Therein lies the rub. For every “great idea” that tanks, there’s a “stupid idea” that flourishes. 

Séamas O'Reilly. Picture: Orfhlaith Whelan
Séamas O'Reilly. Picture: Orfhlaith Whelan

FORBES COVERS

An outsider would be forgiven for surmising that the industry is wholly sustained by, in layman’s terms, throwing shit at the wall and seeing what sticks. Meanwhile, those startups which succeed are branded “good ideas” retroactively, and their founders heralded as geniuses who can see through the numbers and deep into the burning soul of a hungry public. Eventually, we may come to know these all-seeing mystics by name, and they might even get their faces on the cover of Forbes

In the case of Elizabeth Holmes — whose infamous startup Theranos raised €724m in funding for a blood-testing app she knew did not work — and Sam Bankman-Fried — accused of cheating tens of thousands of crypto investors out of billions of dollars with the FTX trading platform — both managed to get their Forbes covers.

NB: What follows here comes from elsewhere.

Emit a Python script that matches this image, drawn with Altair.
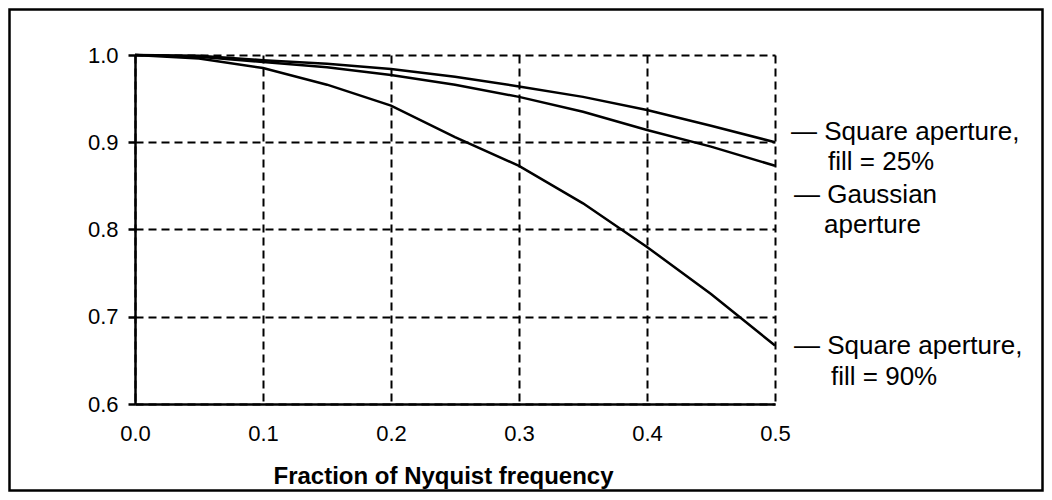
import altair as alt
import pandas as pd

# Fraction of Nyquist frequency
freq = [0.0, 0.05, 0.1, 0.15, 0.2, 0.25, 0.3, 0.35, 0.4, 0.45, 0.5]
sq25 = [1.0, 0.999, 0.994, 0.990, 0.984, 0.975, 0.964, 0.952, 0.937, 0.919, 0.900]
gauss = [1.0, 0.998, 0.992, 0.986, 0.977, 0.966, 0.952, 0.935, 0.914, 0.895, 0.873]
sq90 = [1.0, 0.996, 0.985, 0.966, 0.942, 0.906, 0.873, 0.830, 0.780, 0.726, 0.667]

series_names = ["Square aperture, fill = 25%", "Gaussian aperture", "Square aperture, fill = 90%"]
series_vals = [sq25, gauss, sq90]

label_lines = ["\u2014 Square aperture,", "fill = 25%", "\u2014 Gaussian", "aperture",
               "\u2014 Square aperture,", "fill = 90%"]
label_y = [0.912, 0.877, 0.840, 0.805, 0.666, 0.631]
label_indent = [16, 53, 19, 49, 19, 56]

x_ticks = [0.0, 0.1, 0.2, 0.3, 0.4, 0.5]
y_ticks = [0.6, 0.7, 0.8, 0.9, 1.0]

FONT = "Liberation Sans"
W, H = 640, 349
PAD = {"left": 127, "top": 47, "right": 269, "bottom": 88}

rows = []
for name, vals in zip(series_names, series_vals):
    for f, v in zip(freq, vals):
        rows.append({"series": name, "freq": f, "mtf": v})
df = pd.DataFrame(rows)

lab = pd.DataFrame({"text": label_lines, "y": label_y, "dx": label_indent,
                    "x": [0.5] * len(label_lines)})

xs = alt.Scale(domain=[0, 0.5], nice=False)
ys = alt.Scale(domain=[0.6, 1.0], nice=False, zero=False)

lines = alt.Chart(df).mark_line(color="black", strokeWidth=2.5, clip=False).encode(
    x=alt.X("freq:Q", scale=xs,
            axis=alt.Axis(values=x_ticks, format=".1f", title="Fraction of Nyquist frequency",
                          grid=True, tickSize=0, labelPadding=19, titlePadding=20,
                          labelFlush=False, titleX=308, titleAlign="center")),
    y=alt.Y("mtf:Q", scale=ys,
            axis=alt.Axis(values=y_ticks, format=".1f", title=None, grid=True,
                          tickSize=7, labelPadding=10, labelFlush=False)),
    detail="series:N",
)

labels_chart = alt.layer(*[
    alt.Chart(lab[lab["dx"] == d]).mark_text(align="left", baseline="middle", fontSize=26,
                                             font=FONT, color="black", dx=int(d)).encode(
        x=alt.X("x:Q", scale=xs), y=alt.Y("y:Q", scale=ys), text="text:N")
    for d in sorted(set(label_indent))
])

border = alt.Chart(pd.DataFrame({"k": [0]})).mark_rect(
    filled=False, stroke="black", strokeWidth=2.5).encode(
    x=alt.value(-PAD["left"] + 1.5), x2=alt.value(W + PAD["right"] - 1.5),
    y=alt.value(-PAD["top"] + 1.5), y2=alt.value(H + PAD["bottom"] - 1.5))

chart = alt.layer(lines, labels_chart, border).properties(
    width=W, height=H, padding=PAD, autosize=alt.AutoSizeParams(type="none"),
    background="white"
).configure_view(stroke=None).configure_axis(
    domainColor="black", domainWidth=2.5, tickColor="black", tickWidth=2.5,
    gridColor="black", gridWidth=2, gridDash=[8, 5], gridOpacity=1,
    labelFont=FONT, labelFontSize=22, labelColor="black",
    titleFont=FONT, titleFontSize=24, titleFontWeight="bold", titleColor="black",
)

chart.save("out.html", embed_options={"renderer": "svg", "actions": False})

The entire internet is currently in thrall to the increasingly insane decisions of multiple-time Forbes cover star, Elon Musk, undoubtedly the most-anointed startup wizard of his generation, who followed his purchase of Twitter for $44bn last year, with a litany of bizarre moves that have halved his wealth and left his most vociferous detractors scratching their heads in bafflement, and driven his most ardent admirers fizzingly insane. 

I will not relitigate these events, which have been covered exhaustively elsewhere, but imagine acquiring a platform on which nearly every single famous person on the planet, from Lebron James to the Pope, was an active user, offering content to billions of eyeballs every day, at no charge to you at all. Then imagine inducing nearly all of those people to definitely broadcast that they would never pay you to do so, because you’d made the brand so toxic in six months.

WHAT SUCCESS EVEN MEANS

In a sense, the other superpower of the tech world lies within a second layer of ignorance, that of the public, who rarely understand the value of these seemingly empty boxes, even when they succeed. I’m fairly tech literate and I never really thought about how Twitter makes money, if at all. I flatter myself that I wouldn’t decide to charge its oddest users $8 a month to use it for no verifiable benefit, but I’m mostly glad life has never placed me in the position to make such calls. 

Sometimes it’s hard to work out what success even means. 

Even the most technophobic commentator would be hard-pressed to say that Uber, Deliveroo, or Airbnb are unsuccessful. 

They’re not only ever-present in most major cities, but have also reached that most coveted of milestones; becoming household words. But only one of those companies — Airbnb — has ever posted a full-year profit, and that was two months ago, some 15 years after the company was founded. 

The tech world then, like quantum physics, or the career choices of Nicholas Cage, appears to be one of those things which become less comprehensible the more you learn about them. Sometimes no learning is necessary, or even possible. 

As part of the promotion for The Startup Wife, Tahmina Anam created a website for her fictional startups, complete with minimalist design, beautiful logos, and short descriptions of their unlikely functions. 

Within weeks, Anam was receiving investment offers for the emptiest of her empty offerings, from firms who believed them to be genuine. “For some reason,” she told NPR last year, “EMTI has been the one people are most interested in investing in.”